Though Westglades Middle School opened for business, its neighbor, Stoneman Douglas -- as the locals call it -- remained a crime scene.

“He doesn’t need to see that,” Latson said.

At the same time, Latson said he invited police to roam his campus to assess possible security risks in the way the school operates. Their observations will inform the changes he spoke of in his six-minute address to Spanish River students.

The message that followed the Pledge of Allegiance was unscripted, Latson said. The principal began by crediting his students for their history of responsible behavior but said some of their previously negotiated on-campus perks might have to be curbed.

While Latson hadn’t intended to describe his own pain, it just spilled out, he said.

“Yesterday, I spent six and a half hours at Stoneman Douglas because my son … he’s on the same campus.
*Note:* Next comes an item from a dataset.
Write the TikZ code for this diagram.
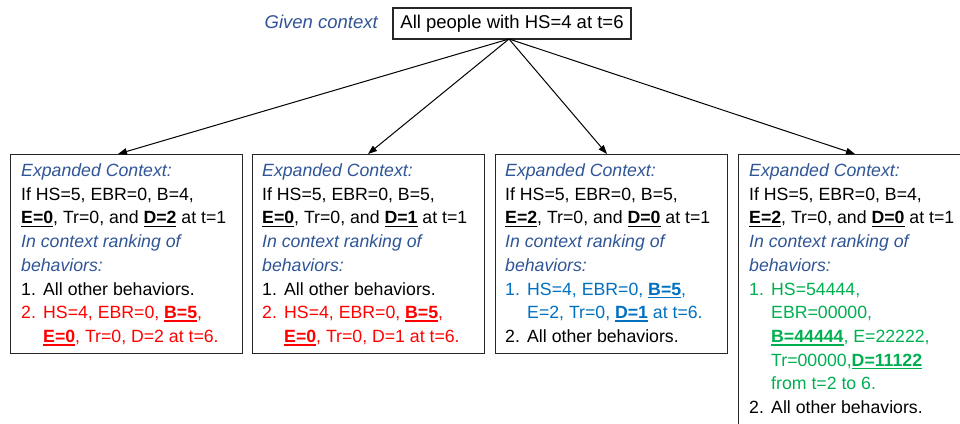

So he was right in the middle. The individual ran from Stoneman Douglas, went on to his campus and went off. So, I‘m speaking as a parent knowing how I felt not having information about my child,” Latson said. “I don’t want that for your parents.”

He referenced changes that will soon allow administrators to directly message parents through apps on their cell phones, a tool he wished the Marjory Stoneman Douglas High principal had Wednesday. Latson then signed off. “We will get through this. We will make some changes. I want you to have as normal a day as possible.”